## Exercise aim:
Repeat the material exactly, leaving nothing out.

## Data shown:
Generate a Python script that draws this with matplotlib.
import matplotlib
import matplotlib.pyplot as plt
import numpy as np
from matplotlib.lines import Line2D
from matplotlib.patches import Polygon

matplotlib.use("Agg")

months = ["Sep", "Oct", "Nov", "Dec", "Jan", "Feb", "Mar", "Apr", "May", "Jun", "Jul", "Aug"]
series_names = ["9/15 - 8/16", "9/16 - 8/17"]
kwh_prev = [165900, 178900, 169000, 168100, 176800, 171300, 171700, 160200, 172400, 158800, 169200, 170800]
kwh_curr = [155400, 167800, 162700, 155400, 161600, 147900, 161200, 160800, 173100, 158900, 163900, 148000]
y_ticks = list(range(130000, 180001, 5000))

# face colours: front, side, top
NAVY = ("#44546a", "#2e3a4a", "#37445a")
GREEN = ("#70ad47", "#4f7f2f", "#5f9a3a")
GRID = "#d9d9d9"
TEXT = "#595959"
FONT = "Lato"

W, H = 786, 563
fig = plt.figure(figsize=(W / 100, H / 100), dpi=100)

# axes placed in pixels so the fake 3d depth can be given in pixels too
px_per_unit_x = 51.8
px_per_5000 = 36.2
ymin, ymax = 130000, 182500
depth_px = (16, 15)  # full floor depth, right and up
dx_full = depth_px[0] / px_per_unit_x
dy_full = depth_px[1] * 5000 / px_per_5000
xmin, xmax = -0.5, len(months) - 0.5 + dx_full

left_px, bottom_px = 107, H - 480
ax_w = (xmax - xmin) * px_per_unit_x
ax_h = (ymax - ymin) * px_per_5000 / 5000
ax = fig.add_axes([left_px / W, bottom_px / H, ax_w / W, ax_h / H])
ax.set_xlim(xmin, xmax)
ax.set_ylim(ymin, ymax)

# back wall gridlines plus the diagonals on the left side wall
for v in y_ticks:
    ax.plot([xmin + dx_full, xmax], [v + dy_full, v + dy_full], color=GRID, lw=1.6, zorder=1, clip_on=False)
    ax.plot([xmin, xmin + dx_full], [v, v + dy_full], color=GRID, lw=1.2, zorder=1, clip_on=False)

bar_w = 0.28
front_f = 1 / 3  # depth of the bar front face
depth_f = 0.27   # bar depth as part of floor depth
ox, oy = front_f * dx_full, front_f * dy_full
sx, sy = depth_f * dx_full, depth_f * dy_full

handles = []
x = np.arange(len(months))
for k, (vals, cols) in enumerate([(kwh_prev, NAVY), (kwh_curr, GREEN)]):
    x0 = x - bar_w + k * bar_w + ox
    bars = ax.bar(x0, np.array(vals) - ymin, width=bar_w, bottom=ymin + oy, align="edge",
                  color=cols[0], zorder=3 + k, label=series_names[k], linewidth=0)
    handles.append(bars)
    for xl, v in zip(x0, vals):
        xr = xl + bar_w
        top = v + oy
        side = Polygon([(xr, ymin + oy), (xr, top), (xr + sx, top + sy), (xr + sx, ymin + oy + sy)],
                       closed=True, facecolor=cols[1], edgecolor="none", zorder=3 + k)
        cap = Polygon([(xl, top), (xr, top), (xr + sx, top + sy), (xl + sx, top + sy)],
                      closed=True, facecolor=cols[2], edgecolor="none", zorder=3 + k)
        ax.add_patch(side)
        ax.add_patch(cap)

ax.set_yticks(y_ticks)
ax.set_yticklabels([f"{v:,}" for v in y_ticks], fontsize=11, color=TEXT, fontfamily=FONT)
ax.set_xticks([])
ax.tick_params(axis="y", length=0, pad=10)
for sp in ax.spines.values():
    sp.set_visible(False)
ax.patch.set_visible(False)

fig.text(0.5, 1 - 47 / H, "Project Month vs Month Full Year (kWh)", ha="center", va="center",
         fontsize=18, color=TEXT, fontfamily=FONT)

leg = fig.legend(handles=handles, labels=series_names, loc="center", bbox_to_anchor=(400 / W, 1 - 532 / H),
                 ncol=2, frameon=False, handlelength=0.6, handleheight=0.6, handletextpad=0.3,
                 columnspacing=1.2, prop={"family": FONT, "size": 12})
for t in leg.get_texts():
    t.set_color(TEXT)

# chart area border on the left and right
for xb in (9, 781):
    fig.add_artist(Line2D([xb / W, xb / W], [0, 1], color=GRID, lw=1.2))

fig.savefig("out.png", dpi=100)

## Output below:
Generate a Python script that draws this with matplotlib.
import matplotlib
import matplotlib.pyplot as plt
import numpy as np
from matplotlib.lines import Line2D
from matplotlib.patches import Polygon

matplotlib.use("Agg")

months = ["Sep", "Oct", "Nov", "Dec", "Jan", "Feb", "Mar", "Apr", "May", "Jun", "Jul", "Aug"]
series_names = ["9/15 - 8/16", "9/16 - 8/17"]
kwh_prev = [165900, 178900, 169000, 168100, 176800, 171300, 171700, 160200, 172400, 158800, 169200, 170800]
kwh_curr = [155400, 167800, 162700, 155400, 161600, 147900, 161200, 160800, 173100, 158900, 163900, 148000]
y_ticks = list(range(130000, 180001, 5000))

# face colours: front, side, top
NAVY = ("#44546a", "#2e3a4a", "#37445a")
GREEN = ("#70ad47", "#4f7f2f", "#5f9a3a")
GRID = "#d9d9d9"
TEXT = "#595959"
FONT = "Lato"

W, H = 786, 563
fig = plt.figure(figsize=(W / 100, H / 100), dpi=100)

# axes placed in pixels so the fake 3d depth can be given in pixels too
px_per_unit_x = 51.8
px_per_5000 = 36.2
ymin, ymax = 130000, 182500
depth_px = (16, 15)  # full floor depth, right and up
dx_full = depth_px[0] / px_per_unit_x
dy_full = depth_px[1] * 5000 / px_per_5000
xmin, xmax = -0.5, len(months) - 0.5 + dx_full

left_px, bottom_px = 107, H - 480
ax_w = (xmax - xmin) * px_per_unit_x
ax_h = (ymax - ymin) * px_per_5000 / 5000
ax = fig.add_axes([left_px / W, bottom_px / H, ax_w / W, ax_h / H])
ax.set_xlim(xmin, xmax)
ax.set_ylim(ymin, ymax)

# back wall gridlines plus the diagonals on the left side wall
for v in y_ticks:
    ax.plot([xmin + dx_full, xmax], [v + dy_full, v + dy_full], color=GRID, lw=1.6, zorder=1, clip_on=False)
    ax.plot([xmin, xmin + dx_full], [v, v + dy_full], color=GRID, lw=1.2, zorder=1, clip_on=False)

bar_w = 0.28
front_f = 1 / 3  # depth of the bar front face
depth_f = 0.27   # bar depth as part of floor depth
ox, oy = front_f * dx_full, front_f * dy_full
sx, sy = depth_f * dx_full, depth_f * dy_full

handles = []
x = np.arange(len(months))
for k, (vals, cols) in enumerate([(kwh_prev, NAVY), (kwh_curr, GREEN)]):
    x0 = x - bar_w + k * bar_w + ox
    bars = ax.bar(x0, np.array(vals) - ymin, width=bar_w, bottom=ymin + oy, align="edge",
                  color=cols[0], zorder=3 + k, label=series_names[k], linewidth=0)
    handles.append(bars)
    for xl, v in zip(x0, vals):
        xr = xl + bar_w
        top = v + oy
        side = Polygon([(xr, ymin + oy), (xr, top), (xr + sx, top + sy), (xr + sx, ymin + oy + sy)],
                       closed=True, facecolor=cols[1], edgecolor="none", zorder=3 + k)
        cap = Polygon([(xl, top), (xr, top), (xr + sx, top + sy), (xl + sx, top + sy)],
                      closed=True, facecolor=cols[2], edgecolor="none", zorder=3 + k)
        ax.add_patch(side)
        ax.add_patch(cap)

ax.set_yticks(y_ticks)
ax.set_yticklabels([f"{v:,}" for v in y_ticks], fontsize=11, color=TEXT, fontfamily=FONT)
ax.set_xticks([])
ax.tick_params(axis="y", length=0, pad=10)
for sp in ax.spines.values():
    sp.set_visible(False)
ax.patch.set_visible(False)

fig.text(0.5, 1 - 47 / H, "Project Month vs Month Full Year (kWh)", ha="center", va="center",
         fontsize=18, color=TEXT, fontfamily=FONT)

leg = fig.legend(handles=handles, labels=series_names, loc="center", bbox_to_anchor=(400 / W, 1 - 532 / H),
                 ncol=2, frameon=False, handlelength=0.6, handleheight=0.6, handletextpad=0.3,
                 columnspacing=1.2, prop={"family": FONT, "size": 12})
for t in leg.get_texts():
    t.set_color(TEXT)

# chart area border on the left and right
for xb in (9, 781):
    fig.add_artist(Line2D([xb / W, xb / W], [0, 1], color=GRID, lw=1.2))

fig.savefig("out.png", dpi=100)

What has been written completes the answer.